[START OF INFORMATION SUPPLIED]

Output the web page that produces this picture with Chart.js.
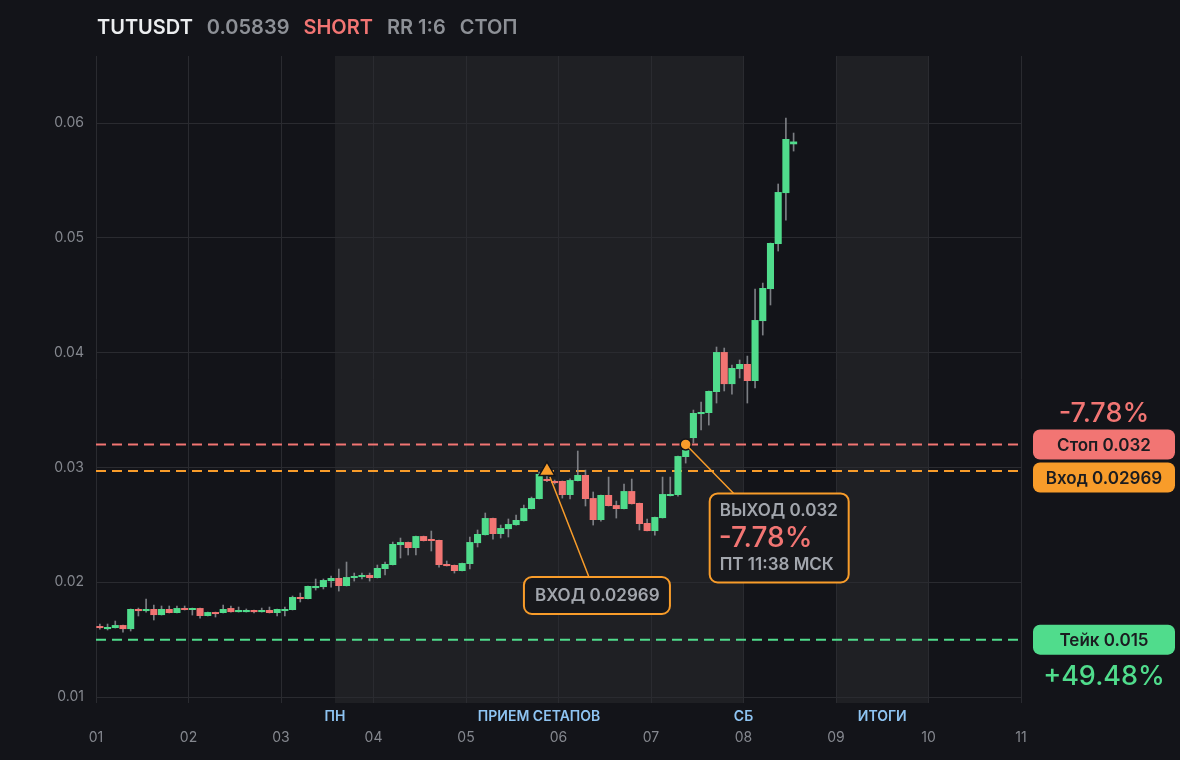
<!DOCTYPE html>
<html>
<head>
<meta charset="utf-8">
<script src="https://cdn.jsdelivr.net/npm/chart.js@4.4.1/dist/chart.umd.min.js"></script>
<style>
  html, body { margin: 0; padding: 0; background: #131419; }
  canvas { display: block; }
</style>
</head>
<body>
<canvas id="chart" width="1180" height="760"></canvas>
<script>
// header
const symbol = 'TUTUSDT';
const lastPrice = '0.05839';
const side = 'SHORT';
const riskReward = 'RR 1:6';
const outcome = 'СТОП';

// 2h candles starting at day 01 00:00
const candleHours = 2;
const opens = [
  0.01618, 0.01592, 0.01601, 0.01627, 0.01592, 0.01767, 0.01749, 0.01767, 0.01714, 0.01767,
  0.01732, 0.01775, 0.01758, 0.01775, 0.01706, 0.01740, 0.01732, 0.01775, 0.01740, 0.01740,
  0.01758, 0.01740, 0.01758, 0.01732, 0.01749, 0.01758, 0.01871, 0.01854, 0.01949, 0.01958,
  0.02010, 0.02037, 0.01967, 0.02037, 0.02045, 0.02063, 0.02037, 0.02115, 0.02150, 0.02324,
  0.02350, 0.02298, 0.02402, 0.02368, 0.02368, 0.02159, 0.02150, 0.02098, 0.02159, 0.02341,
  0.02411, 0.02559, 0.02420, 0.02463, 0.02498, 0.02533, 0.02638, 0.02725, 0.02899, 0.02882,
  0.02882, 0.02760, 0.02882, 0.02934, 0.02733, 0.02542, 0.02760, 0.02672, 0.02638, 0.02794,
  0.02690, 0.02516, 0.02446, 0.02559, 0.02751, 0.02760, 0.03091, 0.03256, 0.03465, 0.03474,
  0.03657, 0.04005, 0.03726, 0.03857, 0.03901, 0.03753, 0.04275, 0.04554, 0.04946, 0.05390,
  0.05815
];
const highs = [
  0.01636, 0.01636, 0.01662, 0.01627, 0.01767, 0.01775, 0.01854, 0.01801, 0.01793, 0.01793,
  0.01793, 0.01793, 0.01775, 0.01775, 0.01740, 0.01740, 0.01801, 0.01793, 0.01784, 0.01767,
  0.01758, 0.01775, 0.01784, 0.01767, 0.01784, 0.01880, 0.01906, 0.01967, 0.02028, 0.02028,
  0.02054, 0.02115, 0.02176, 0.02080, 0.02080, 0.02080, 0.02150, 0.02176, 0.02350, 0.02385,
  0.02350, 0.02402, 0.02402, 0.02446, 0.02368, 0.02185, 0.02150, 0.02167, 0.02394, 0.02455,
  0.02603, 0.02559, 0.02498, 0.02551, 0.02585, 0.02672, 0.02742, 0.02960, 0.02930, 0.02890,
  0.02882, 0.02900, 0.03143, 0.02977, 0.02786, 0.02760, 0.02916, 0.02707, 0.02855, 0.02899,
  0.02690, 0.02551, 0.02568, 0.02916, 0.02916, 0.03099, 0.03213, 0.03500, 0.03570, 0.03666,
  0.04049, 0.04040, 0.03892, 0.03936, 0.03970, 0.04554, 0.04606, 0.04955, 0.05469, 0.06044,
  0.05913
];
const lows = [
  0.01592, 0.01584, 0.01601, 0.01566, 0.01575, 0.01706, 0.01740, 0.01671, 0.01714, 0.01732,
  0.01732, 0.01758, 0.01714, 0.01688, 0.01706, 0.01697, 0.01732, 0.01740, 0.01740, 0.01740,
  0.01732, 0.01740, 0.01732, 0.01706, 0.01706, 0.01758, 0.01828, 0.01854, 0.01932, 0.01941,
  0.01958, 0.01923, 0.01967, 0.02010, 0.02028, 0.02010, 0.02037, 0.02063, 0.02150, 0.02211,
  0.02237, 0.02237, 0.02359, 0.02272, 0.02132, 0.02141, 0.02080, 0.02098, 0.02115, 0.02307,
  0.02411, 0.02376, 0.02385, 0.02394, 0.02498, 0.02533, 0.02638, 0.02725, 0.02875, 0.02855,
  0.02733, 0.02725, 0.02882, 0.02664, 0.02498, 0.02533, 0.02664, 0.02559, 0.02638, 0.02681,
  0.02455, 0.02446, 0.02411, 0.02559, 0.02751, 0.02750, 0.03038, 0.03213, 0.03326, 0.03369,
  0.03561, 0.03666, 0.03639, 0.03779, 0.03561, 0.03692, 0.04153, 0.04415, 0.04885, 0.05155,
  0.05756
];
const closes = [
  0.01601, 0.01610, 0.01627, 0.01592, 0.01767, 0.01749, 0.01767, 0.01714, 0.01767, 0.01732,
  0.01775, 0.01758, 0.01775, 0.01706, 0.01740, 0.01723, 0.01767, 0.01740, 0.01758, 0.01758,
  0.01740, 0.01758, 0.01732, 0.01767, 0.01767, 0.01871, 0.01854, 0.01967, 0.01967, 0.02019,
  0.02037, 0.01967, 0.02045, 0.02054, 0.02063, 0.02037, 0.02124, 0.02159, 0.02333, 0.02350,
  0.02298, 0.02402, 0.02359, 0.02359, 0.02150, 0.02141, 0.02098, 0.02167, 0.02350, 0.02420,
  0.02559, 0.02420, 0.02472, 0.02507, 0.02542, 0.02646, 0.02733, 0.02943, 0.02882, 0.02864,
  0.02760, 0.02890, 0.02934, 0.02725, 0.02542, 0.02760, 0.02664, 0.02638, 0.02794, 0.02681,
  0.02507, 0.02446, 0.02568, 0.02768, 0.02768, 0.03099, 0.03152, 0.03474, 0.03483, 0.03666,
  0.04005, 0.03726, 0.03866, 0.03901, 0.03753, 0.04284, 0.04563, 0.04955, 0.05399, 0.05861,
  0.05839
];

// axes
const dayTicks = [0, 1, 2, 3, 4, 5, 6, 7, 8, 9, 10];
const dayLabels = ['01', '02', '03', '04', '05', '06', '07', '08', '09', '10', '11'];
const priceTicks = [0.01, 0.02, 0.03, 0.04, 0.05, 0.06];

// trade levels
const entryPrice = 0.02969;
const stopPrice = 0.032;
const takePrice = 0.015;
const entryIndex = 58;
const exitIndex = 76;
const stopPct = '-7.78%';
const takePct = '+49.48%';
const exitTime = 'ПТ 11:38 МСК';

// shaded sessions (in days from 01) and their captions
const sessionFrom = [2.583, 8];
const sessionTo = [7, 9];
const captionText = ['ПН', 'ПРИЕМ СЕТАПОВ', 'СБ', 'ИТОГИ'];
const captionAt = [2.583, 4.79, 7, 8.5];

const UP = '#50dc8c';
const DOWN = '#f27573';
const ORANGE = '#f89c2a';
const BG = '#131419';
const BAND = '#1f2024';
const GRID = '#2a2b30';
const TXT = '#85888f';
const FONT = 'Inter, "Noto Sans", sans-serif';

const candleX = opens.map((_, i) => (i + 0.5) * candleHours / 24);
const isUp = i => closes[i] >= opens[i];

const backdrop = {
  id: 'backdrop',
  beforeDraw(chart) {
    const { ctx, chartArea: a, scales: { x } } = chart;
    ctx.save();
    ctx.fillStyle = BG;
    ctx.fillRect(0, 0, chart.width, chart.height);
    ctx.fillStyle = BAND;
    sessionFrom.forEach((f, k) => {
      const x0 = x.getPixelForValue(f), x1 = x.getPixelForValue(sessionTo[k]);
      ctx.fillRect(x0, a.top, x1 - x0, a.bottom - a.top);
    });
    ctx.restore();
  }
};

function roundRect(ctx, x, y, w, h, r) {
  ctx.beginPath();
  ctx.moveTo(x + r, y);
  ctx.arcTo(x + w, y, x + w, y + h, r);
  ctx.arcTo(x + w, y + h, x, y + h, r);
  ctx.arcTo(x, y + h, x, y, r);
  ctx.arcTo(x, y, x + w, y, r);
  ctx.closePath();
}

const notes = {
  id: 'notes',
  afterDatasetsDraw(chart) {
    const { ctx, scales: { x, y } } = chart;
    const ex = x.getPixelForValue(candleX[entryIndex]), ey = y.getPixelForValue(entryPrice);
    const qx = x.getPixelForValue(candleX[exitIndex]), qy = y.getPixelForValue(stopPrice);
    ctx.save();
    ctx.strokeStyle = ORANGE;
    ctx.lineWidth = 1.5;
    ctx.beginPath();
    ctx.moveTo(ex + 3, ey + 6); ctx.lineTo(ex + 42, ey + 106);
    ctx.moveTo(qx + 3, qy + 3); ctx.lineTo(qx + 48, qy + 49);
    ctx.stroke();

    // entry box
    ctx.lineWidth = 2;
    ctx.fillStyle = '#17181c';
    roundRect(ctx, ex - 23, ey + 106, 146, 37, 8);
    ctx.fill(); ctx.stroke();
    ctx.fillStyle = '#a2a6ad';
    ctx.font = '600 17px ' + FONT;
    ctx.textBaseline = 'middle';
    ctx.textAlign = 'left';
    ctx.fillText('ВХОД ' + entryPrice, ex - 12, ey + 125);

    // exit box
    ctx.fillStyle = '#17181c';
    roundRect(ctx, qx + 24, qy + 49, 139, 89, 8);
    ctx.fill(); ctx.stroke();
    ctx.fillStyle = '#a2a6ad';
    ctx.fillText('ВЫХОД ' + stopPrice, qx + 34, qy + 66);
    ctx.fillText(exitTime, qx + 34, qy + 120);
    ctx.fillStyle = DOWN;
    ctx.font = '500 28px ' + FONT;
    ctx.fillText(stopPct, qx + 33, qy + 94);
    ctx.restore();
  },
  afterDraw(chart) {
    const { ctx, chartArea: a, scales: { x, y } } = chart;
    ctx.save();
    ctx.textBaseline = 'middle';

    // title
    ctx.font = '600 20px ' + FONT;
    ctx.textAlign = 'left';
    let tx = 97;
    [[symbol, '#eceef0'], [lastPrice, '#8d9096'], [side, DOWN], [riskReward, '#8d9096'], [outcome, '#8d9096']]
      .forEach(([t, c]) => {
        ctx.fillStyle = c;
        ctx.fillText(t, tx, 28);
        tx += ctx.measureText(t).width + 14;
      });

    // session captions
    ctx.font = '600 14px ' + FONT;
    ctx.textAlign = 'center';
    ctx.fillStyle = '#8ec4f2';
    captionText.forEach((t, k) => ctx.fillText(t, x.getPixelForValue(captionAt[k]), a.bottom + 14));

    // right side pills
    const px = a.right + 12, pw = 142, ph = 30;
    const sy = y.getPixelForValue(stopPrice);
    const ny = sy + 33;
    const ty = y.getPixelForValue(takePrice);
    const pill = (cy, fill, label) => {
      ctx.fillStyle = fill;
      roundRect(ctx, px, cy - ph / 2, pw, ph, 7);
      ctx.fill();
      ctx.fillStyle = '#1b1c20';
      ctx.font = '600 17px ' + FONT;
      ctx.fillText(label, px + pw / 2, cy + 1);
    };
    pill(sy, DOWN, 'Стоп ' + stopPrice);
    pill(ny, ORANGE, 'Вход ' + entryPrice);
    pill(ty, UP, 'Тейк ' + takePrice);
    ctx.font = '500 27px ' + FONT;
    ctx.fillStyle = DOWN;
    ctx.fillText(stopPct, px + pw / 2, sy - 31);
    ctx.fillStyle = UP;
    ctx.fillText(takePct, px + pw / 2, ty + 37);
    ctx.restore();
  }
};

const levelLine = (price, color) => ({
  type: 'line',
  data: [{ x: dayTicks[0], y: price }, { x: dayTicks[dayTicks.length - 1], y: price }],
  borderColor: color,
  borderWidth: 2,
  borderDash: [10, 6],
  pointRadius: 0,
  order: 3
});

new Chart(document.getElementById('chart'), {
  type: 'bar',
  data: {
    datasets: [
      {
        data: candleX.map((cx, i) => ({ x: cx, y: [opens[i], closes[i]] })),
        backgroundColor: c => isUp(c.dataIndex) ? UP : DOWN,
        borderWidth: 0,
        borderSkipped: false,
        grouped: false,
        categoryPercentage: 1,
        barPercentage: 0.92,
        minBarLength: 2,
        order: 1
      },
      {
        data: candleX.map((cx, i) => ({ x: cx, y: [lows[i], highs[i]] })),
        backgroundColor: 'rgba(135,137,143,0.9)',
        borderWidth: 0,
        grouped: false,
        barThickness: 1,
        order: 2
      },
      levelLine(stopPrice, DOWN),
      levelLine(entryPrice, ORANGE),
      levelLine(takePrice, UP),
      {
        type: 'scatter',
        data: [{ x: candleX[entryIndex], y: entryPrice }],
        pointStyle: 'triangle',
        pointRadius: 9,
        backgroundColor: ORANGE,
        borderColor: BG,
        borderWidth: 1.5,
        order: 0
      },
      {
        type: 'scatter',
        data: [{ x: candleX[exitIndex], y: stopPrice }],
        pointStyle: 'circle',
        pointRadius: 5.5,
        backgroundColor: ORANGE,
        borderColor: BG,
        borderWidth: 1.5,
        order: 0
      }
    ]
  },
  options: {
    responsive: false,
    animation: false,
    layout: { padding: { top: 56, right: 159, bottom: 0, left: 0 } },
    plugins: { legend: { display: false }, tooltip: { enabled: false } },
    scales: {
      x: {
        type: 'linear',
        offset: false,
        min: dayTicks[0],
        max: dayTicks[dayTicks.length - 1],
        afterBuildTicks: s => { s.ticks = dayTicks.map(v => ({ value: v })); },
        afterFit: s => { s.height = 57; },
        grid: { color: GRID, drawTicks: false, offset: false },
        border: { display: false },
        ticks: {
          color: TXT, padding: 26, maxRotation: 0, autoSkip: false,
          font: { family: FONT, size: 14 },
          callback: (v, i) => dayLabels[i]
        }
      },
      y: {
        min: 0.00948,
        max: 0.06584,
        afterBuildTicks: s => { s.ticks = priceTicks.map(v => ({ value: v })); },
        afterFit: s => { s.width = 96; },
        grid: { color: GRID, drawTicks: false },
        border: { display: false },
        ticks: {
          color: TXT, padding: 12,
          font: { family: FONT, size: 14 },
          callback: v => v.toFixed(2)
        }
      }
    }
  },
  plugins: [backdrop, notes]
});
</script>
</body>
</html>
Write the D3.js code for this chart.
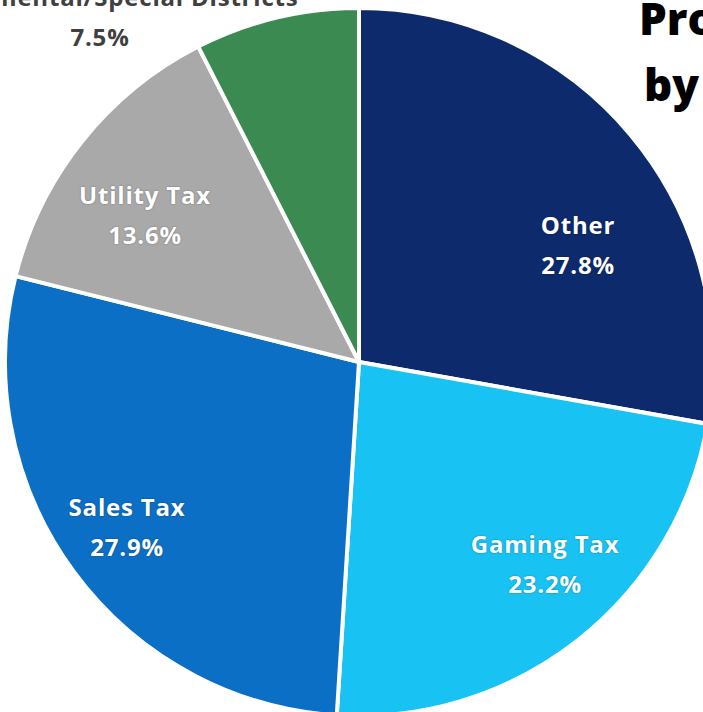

[END OF INFORMATION SUPPLIED]

(WHAT IS BEING ASKED) Write out an exact copy of the listing, first line through the line containing "const outcome = 'СТОП';", with the pictures left out.

(TASK SOLUTION)
Output the web page that produces this picture with Chart.js.
<!DOCTYPE html>
<html>
<head>
<meta charset="utf-8">
<script src="https://cdn.jsdelivr.net/npm/chart.js@4.4.1/dist/chart.umd.min.js"></script>
<style>
  html, body { margin: 0; padding: 0; background: #131419; }
  canvas { display: block; }
</style>
</head>
<body>
<canvas id="chart" width="1180" height="760"></canvas>
<script>
// header
const symbol = 'TUTUSDT';
const lastPrice = '0.05839';
const side = 'SHORT';
const riskReward = 'RR 1:6';
const outcome = 'СТОП';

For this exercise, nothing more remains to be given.